Wie sich Billie Eilish in einem Jahr verändert hat, kann man im Interview mit der Vanity Fair bestens nachvollziehen. Das liegt nicht zuletzt daran, wie offen, reflektiert, frei, unverblümt sie antwortet. So spricht niemand, dem Agenten sagen, was zu tun ist. Man sieht aber auch, wie das Musikgeschäft und der ständige Umgang mit sozialen Medien ihr junges Leben unter Druck gesetzt haben. Nach den meisten Antworten im Video lächelt die ältere Billie Eilish. Es ist das schwache Grinsen von jemandem, der gleich in Tränen ausbricht und sich noch an ein Lächeln klammert, bevor ihm das Gesicht entgleitet. “Sie sieht so gebrochen aus, ich weine”, ist der Top-User-Kommentar darunter. 95.000 Menschen haben ihn gelikt.

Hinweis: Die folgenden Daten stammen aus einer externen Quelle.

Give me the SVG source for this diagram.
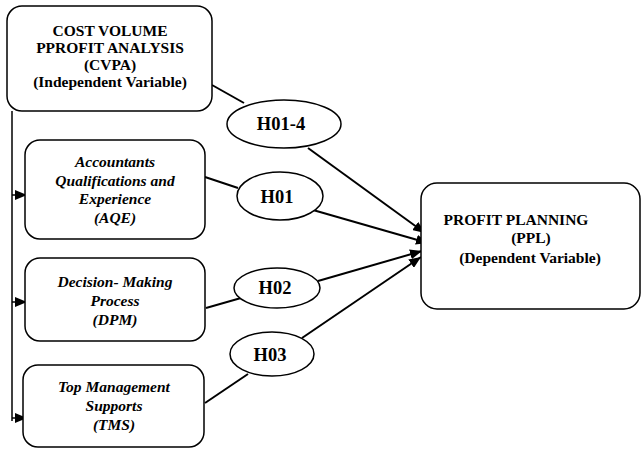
<svg xmlns="http://www.w3.org/2000/svg" width="644" height="452" viewBox="0 0 644 452">
<style>
.box{fill:#fff;stroke:#000;stroke-width:1.5}
.ell{fill:#fff;stroke:#000;stroke-width:1.5}
.t{font-family:"Liberation Serif","Times New Roman",serif;font-weight:bold;font-size:15.5px;fill:#000;text-anchor:middle}
.i{font-style:italic}
.h{font-size:18.5px}
.c{stroke:#000;stroke-width:2;fill:none}
</style>
<defs>
<marker id="arr" viewBox="0 0 12 10" refX="12" refY="5" markerWidth="12" markerHeight="10" markerUnits="userSpaceOnUse" orient="auto">
<path d="M0,0 L12,5 L0,10 Z" fill="#000"/>
</marker>
</defs>
<g id="connectors">
<line class="c" x1="212" y1="85" x2="244" y2="103"/>
<line class="c" x1="308" y1="148" x2="425" y2="233" marker-end="url(#arr)"/>
<line class="c" x1="205" y1="177" x2="238" y2="188"/>
<line class="c" x1="313" y1="210" x2="428" y2="243" marker-end="url(#arr)"/>
<line class="c" x1="206" y1="308" x2="241" y2="298"/>
<line class="c" x1="318" y1="281" x2="422" y2="251" marker-end="url(#arr)"/>
<line class="c" x1="205" y1="403" x2="248" y2="374"/>
<line class="c" x1="302" y1="338" x2="421" y2="257" marker-end="url(#arr)"/>
<line class="c" x1="12" y1="111" x2="12" y2="421" style="stroke-width:1.5"/>
<line class="c" x1="12" y1="195" x2="27" y2="195" marker-end="url(#arr)" style="stroke-width:1.5"/>
<line class="c" x1="12" y1="302" x2="27" y2="302" marker-end="url(#arr)" style="stroke-width:1.5"/>
<line class="c" x1="12" y1="418" x2="27" y2="418" marker-end="url(#arr)" style="stroke-width:1.5"/>
</g>
<g id="cvpa">
<rect class="box" x="7" y="6" width="205" height="105" rx="15"/>
<text class="t" x="110" y="36">COST VOLUME</text>
<text class="t" x="110" y="53">PPROFIT ANALYSIS</text>
<text class="t" x="110" y="70">(CVPA)</text>
<text class="t" x="110" y="87">(Independent Variable)</text>
</g>
<g id="aqe">
<rect class="box" x="25" y="140" width="180" height="99" rx="15"/>
<text class="t i" x="115" y="167">Accountants</text>
<text class="t i" x="115" y="186">Qualifications and</text>
<text class="t i" x="115" y="204">Experience</text>
<text class="t i" x="115" y="223">(AQE)</text>
</g>
<g id="dpm">
<rect class="box" x="25" y="258" width="180" height="83" rx="15"/>
<text class="t i" x="115" y="287">Decision- Making</text>
<text class="t i" x="115" y="306">Process</text>
<text class="t i" x="115" y="325">(DPM)</text>
</g>
<g id="tms">
<rect class="box" x="23" y="365" width="181" height="82" rx="15"/>
<text class="t i" x="114" y="392">Top Management</text>
<text class="t i" x="114" y="411">Supports</text>
<text class="t i" x="114" y="430">(TMS)</text>
</g>
<g id="h014">
<ellipse class="ell" cx="284" cy="124" rx="57" ry="24"/>
<text class="t h" x="281" y="130">H01-4</text>
</g>
<g id="h01">
<ellipse class="ell" cx="280" cy="196" rx="43" ry="24"/>
<text class="t h" x="277" y="203">H01</text>
</g>
<g id="h02">
<ellipse class="ell" cx="277" cy="288" rx="43" ry="20"/>
<text class="t h" x="275" y="294">H02</text>
</g>
<g id="h03">
<ellipse class="ell" cx="272" cy="354" rx="42" ry="22"/>
<text class="t h" x="270" y="361">H03</text>
</g>
<g id="ppl">
<rect class="box" x="421" y="183" width="219" height="126" rx="16"/>
<text class="t" x="516" y="225">PROFIT PLANNING</text>
<text class="t" x="531" y="243">(PPL)</text>
<text class="t" x="530" y="263">(Dependent Variable)</text>
</g>
</svg>
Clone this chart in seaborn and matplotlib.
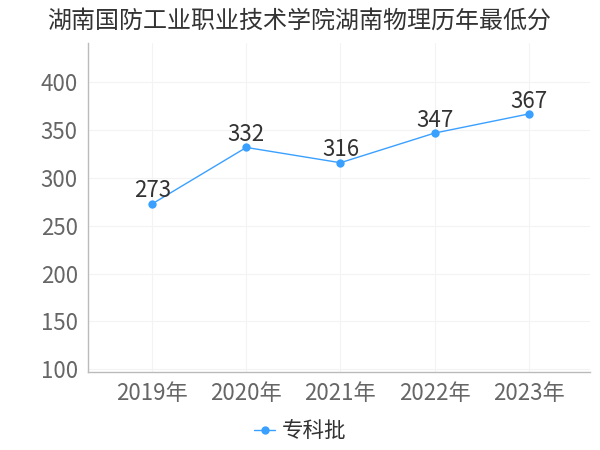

Das Internet ist voll mit Listen von Teenies, die zu früh ins Rampenlicht gezerrt wurden: “Das wurde aus den Kinderstars”. Meist wurde aus ihnen etwas Trauriges. Oft, eigentlich immer, waren diese Jungstars fremdbestimmt. Manager und Labels, Promoter und Agenturen formten sie zu einem Idealbild, das vermutete Publikumsträume erfüllt. Billie Eilish zeigt, dass es auch ohne Formvorgaben geht.

Natürlich könnte auch sie mal in einer traurigen Fotostrecke enden. Wahrscheinlicher aber ist, dass sie nächstes Jahr wieder vor der Kamera bei Vanity Fair sitzt und sich selbst kommentiert. Was bis dahin passiert? Vielleicht macht sie ihren Führerschein, hat keine Pickel mehr und ist einer der größten US-Popstars. Bestimmt werden Menschen sagen: “Ich kann nicht glauben, dass sie erst 17 ist.” (Ja, sie ist es wirklich.)